アップライトにはレベルの高いこと(音色の違いなど)を求めてもムダなので、
無駄な中でもどうにか変化をつけようと、アップライト用の変化のつけ方を知らず知らずのうちに探してしまっていました。
それに慣れてしまって、いざグランドで本番、というときに、
このすばらしくレベルの高い楽器サマに対して私はどのように接したらよいのかしらと真面目に戸惑ってしまいました。
グランドの弾き方を忘れかけていた、と言うか。。
やっぱりピアニストはいいピアノで練習するべきなんだな、と痛感しました。
しかし、今回も新しい友達がいっぱいできて、
外国人の子に日本語をいっぱい植え付けて、
ほんと〜に楽しい日々でした。
先生方も楽しい人たちばかりだったし。
特に室内楽のレッスンをしていただいたターリッヒカルテットの面々とは、
講習終了後、パリ郊外であった彼らのコンサートを聴きに行ったこともあってかなり仲良くなってしまいました。

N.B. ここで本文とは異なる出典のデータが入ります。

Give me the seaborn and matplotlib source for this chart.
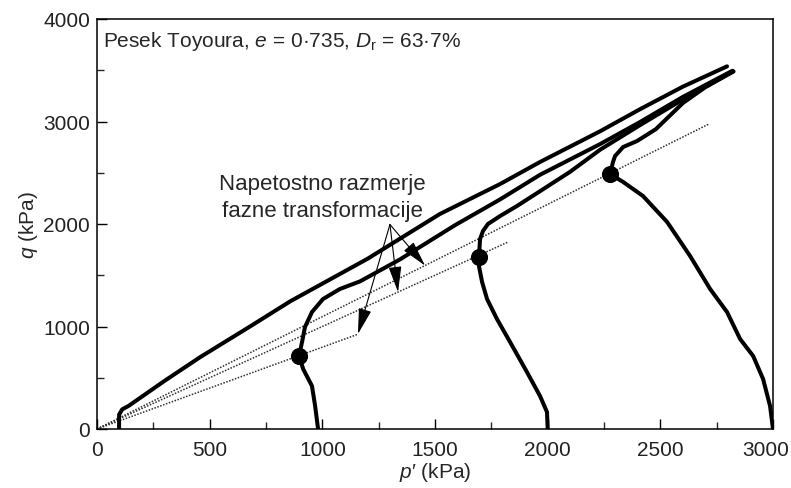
import matplotlib
matplotlib.use("Agg")
import matplotlib.pyplot as plt
import matplotlib.transforms as mtransforms
from matplotlib.ticker import MultipleLocator
import seaborn as sns

# ---- data (p' in kPa, q in kPa) ----
a_p = [98, 98, 112, 140, 300, 457, 679, 857, 1200, 1522, 1789, 1966, 2233, 2410, 2600, 2796]
a_q = [0, 140, 192, 225, 470, 700, 1000, 1245, 1660, 2098, 2390, 2605, 2905, 3120, 3340, 3538]

b_p = [981, 968, 954, 915, 897, 910, 923, 954, 1003, 1078, 1167, 1345, 1590, 1789, 1966, 2233, 2410, 2600, 2820]
b_q = [0, 224, 420, 585, 712, 849, 995, 1141, 1268, 1366, 1440, 1655, 1990, 2240, 2480, 2780, 2995, 3240, 3495]

c_p = [2000, 1997, 1966, 1908, 1833, 1775, 1731, 1709, 1695, 1695, 1700, 1713, 1735, 1789, 1864, 1966, 2100, 2233, 2410, 2600, 2822]
c_q = [0, 166, 322, 556, 849, 1073, 1268, 1434, 1590, 1680, 1854, 1932, 2000, 2078, 2176, 2320, 2510, 2725, 2965, 3215, 3490]

d_p = [3000, 2987, 2956, 2912, 2854, 2796, 2721, 2632, 2530, 2423, 2335, 2277, 2290, 2299, 2335, 2397, 2480, 2600, 2700, 2825]
d_q = [0, 224, 488, 712, 878, 1141, 1366, 1688, 2020, 2273, 2410, 2488, 2605, 2663, 2751, 2810, 2925, 3180, 3335, 3488]

# phase transformation points
pt_p = [897, 1695, 2277]
pt_q = [712, 1680, 2488]

# dotted phase-transformation stress-ratio lines (from origin to end)
ptl_end_p = [1160, 1824, 2716]
ptl_end_q = [926, 1824, 2976]

# arrows (from common origin to tips on the dotted lines)
arrow_from = (1300, 1995)
arrow_tip_p = [1456, 1336, 1158]
arrow_tip_q = [1594, 1336, 927]

x_ticks = [0, 500, 1000, 1500, 2000, 2500, 3000]
y_ticks = [0, 1000, 2000, 3000, 4000]

# ---- style ----
sns.set_style("ticks")
plt.rcParams["font.family"] = ["Liberation Sans", "DejaVu Sans"]
plt.rcParams["mathtext.fontset"] = "custom"
plt.rcParams["mathtext.it"] = "Liberation Sans:italic"
plt.rcParams["mathtext.rm"] = "Liberation Sans"
plt.rcParams["mathtext.default"] = "it"

fig = plt.figure(figsize=(7.91, 4.89), dpi=100)
ax = fig.add_axes([97 / 791, 1 - 430 / 489, (773 - 97) / 791, (430 - 20) / 489])

# dotted lines
for pe, qe in zip(ptl_end_p, ptl_end_q):
    sns.lineplot(x=[0, pe], y=[0, qe], sort=False, estimator=None, color="#303030",
                 linewidth=1.1, linestyle=(0, (1, 1)), ax=ax)

# stress paths
for p, q in [(a_p, a_q), (b_p, b_q), (c_p, c_q), (d_p, d_q)]:
    sns.lineplot(x=p, y=q, sort=False, estimator=None, color="black",
                 linewidth=2.9, ax=ax, solid_joinstyle="round", solid_capstyle="round")

sns.scatterplot(x=pt_p, y=pt_q, s=130, color="black", edgecolor="black", zorder=6, ax=ax)

# arrows
for tp, tq in zip(arrow_tip_p, arrow_tip_q):
    ax.annotate("", xy=(tp, tq), xytext=arrow_from,
                arrowprops=dict(arrowstyle="-|>,head_length=1.6,head_width=0.4",
                                mutation_scale=10, color="black", lw=0.8,
                                shrinkA=0, shrinkB=0))

ax.text(999, 2341, "Napetostno razmerje", ha="center", va="baseline", fontsize=16)
ax.text(999, 2078, "fazne transformacije", ha="center", va="baseline", fontsize=16)

ax.text(27, 3737, "Pesek Toyoura, $e$ = 0·735, $D_\\mathrm{r}$ = 63·7%",
        ha="left", va="baseline", fontsize=15)

ax.set_xlim(0, 3000)
ax.set_ylim(0, 4000)
ax.set_xticks(x_ticks)
ax.set_yticks(y_ticks)
ax.xaxis.set_minor_locator(MultipleLocator(250))
ax.yaxis.set_minor_locator(MultipleLocator(500))
ax.tick_params(which="major", direction="in", length=7, width=1.0, labelsize=15,
               colors="black", labelcolor="#222222")
ax.tick_params(axis="x", which="major", pad=8)
ax.tick_params(axis="y", which="major", pad=5)
ax.tick_params(which="minor", direction="in", length=5, width=1.0)

# nudge the last x tick label left so it stays inside the figure
fig.canvas.draw()
last = ax.get_xticklabels()[-1]
last.set_transform(last.get_transform() + mtransforms.ScaledTranslation(-7 / 100, 0, fig.dpi_scale_trans))

ax.set_xlabel("$p$\u2032 (kPa)", fontsize=15, labelpad=1)
ax.set_ylabel("$q$ (kPa)", fontsize=15, labelpad=2)
for s in ax.spines.values():
    s.set_linewidth(1.1)
    s.set_color("black")

fig.savefig("out.png", dpi=100)
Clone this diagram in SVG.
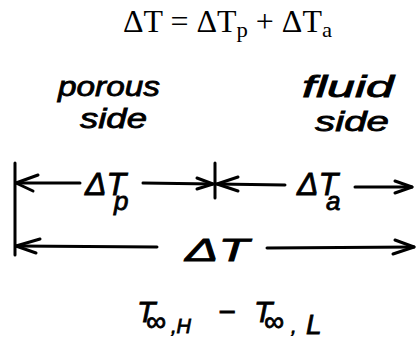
<svg xmlns="http://www.w3.org/2000/svg" width="417" height="343" viewBox="0 0 417 343">
<style>
.title{font-family:"Liberation Serif",serif;font-size:31px;fill:#000}
.hand{font-family:"Liberation Sans",sans-serif;font-style:italic;fill:#000;stroke:#000;stroke-width:0.8}
.ln{stroke:#000;stroke-width:3;fill:none;stroke-linecap:round;stroke-linejoin:round}
</style>
<rect width="417" height="343" fill="#fff"/>
<g id="equation">
<text class="title" x="123" y="32" textLength="209" lengthAdjust="spacingAndGlyphs">ΔT = ΔT<tspan font-size="22" dy="5">p</tspan><tspan dy="-5"> + ΔT</tspan><tspan font-size="22" dy="5">a</tspan></text>
</g>
<g id="porous-side">
<text class="hand" x="58" y="96" font-size="28" textLength="102" lengthAdjust="spacingAndGlyphs">porous</text>
<text class="hand" x="80" y="128" font-size="28" textLength="67" lengthAdjust="spacingAndGlyphs">side</text>
</g>
<g id="fluid-side">
<text class="hand" x="302" y="97" font-size="30" textLength="92" lengthAdjust="spacingAndGlyphs">fluid</text>
<text class="hand" x="315" y="131" font-size="28" textLength="74" lengthAdjust="spacingAndGlyphs">side</text>
</g>
<g id="connectors">
<line class="ln" x1="15" y1="163" x2="15" y2="255"/>
<line class="ln" x1="215" y1="163" x2="215" y2="198"/>
<line class="ln" x1="80" y1="183" x2="16" y2="183"/>
<polyline class="ln" points="38,175 16,183 33,191"/>
<line class="ln" x1="143" y1="183" x2="213" y2="184"/>
<polyline class="ln" points="197,178 213,184 197,189"/>
<line class="ln" x1="285" y1="185" x2="217" y2="184"/>
<polyline class="ln" points="238,177 217,184 238,191"/>
<line class="ln" x1="355" y1="187" x2="412" y2="187"/>
<polyline class="ln" points="395,181 412,187 395,193"/>
<line class="ln" x1="157" y1="247" x2="16" y2="246"/>
<polyline class="ln" points="40,239 16,246 36,253"/>
<line class="ln" x1="267" y1="248" x2="414" y2="247"/>
<polyline class="ln" points="395,240 414,247 393,254"/>
</g>
<g id="dT-p">
<text class="hand" x="85" y="195" font-size="32">ΔT<tspan font-size="26" dx="-12" dy="15">p</tspan></text>
</g>
<g id="dT-a">
<text class="hand" x="297" y="195" font-size="32">ΔT<tspan font-size="26" dx="-12" dy="15">a</tspan></text>
</g>
<g id="dT-total">
<text class="hand" x="185" y="261" font-size="32" textLength="64" lengthAdjust="spacingAndGlyphs">ΔT</text>
</g>
<g id="difference">
<text class="hand" x="137" y="322" font-size="30">T<tspan font-size="28" x="146" dy="9">∞</tspan><tspan font-size="20" x="171" dy="2">,H</tspan><tspan font-size="30" x="218" dy="-11">−</tspan><tspan font-size="30" x="254">T</tspan><tspan font-size="28" x="264" dy="9">∞</tspan><tspan font-size="20" x="291" dy="2">,</tspan><tspan font-size="28" x="306" dy="1">L</tspan></text>
</g>
</svg>
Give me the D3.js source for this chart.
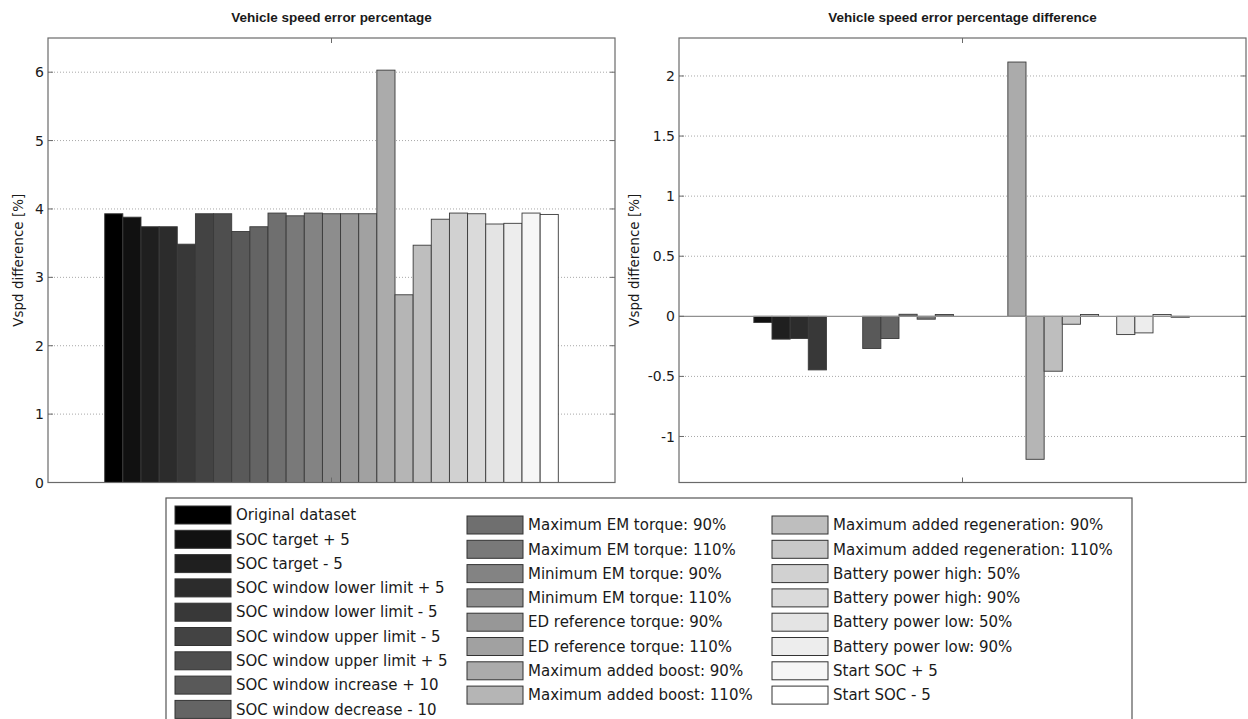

コンサートの後一緒に食事に連れて行ってもらったり、飲みに連れて行ってもらったり。
11月には日本でピアニスト・ルイサダと共にコンサートをするそうなのでお時間がある方はぜひお出かけください。
あとチェロのミュレール先生に名前を覚えてもらえたことも嬉しかったなぁ〜♪
友人の伴奏としてブラームスのチェロソナタを弾きにレッスンにくっついていったら気に入ってくれたみたいで、
他の生徒にも私を紹介してくれて・・・。
チェロソナタ、ピアノトリオ、あと演奏会で聴いたゼクステットにハマり、
まるでブラームス講習会でした(笑)
いつかオールブラームスプログラムで室内楽コンサートができたらいいなぁ。。。
というわけで充実しまくりな2週間でした。
これからはソロに力を入れないとっ。がんばりましょー。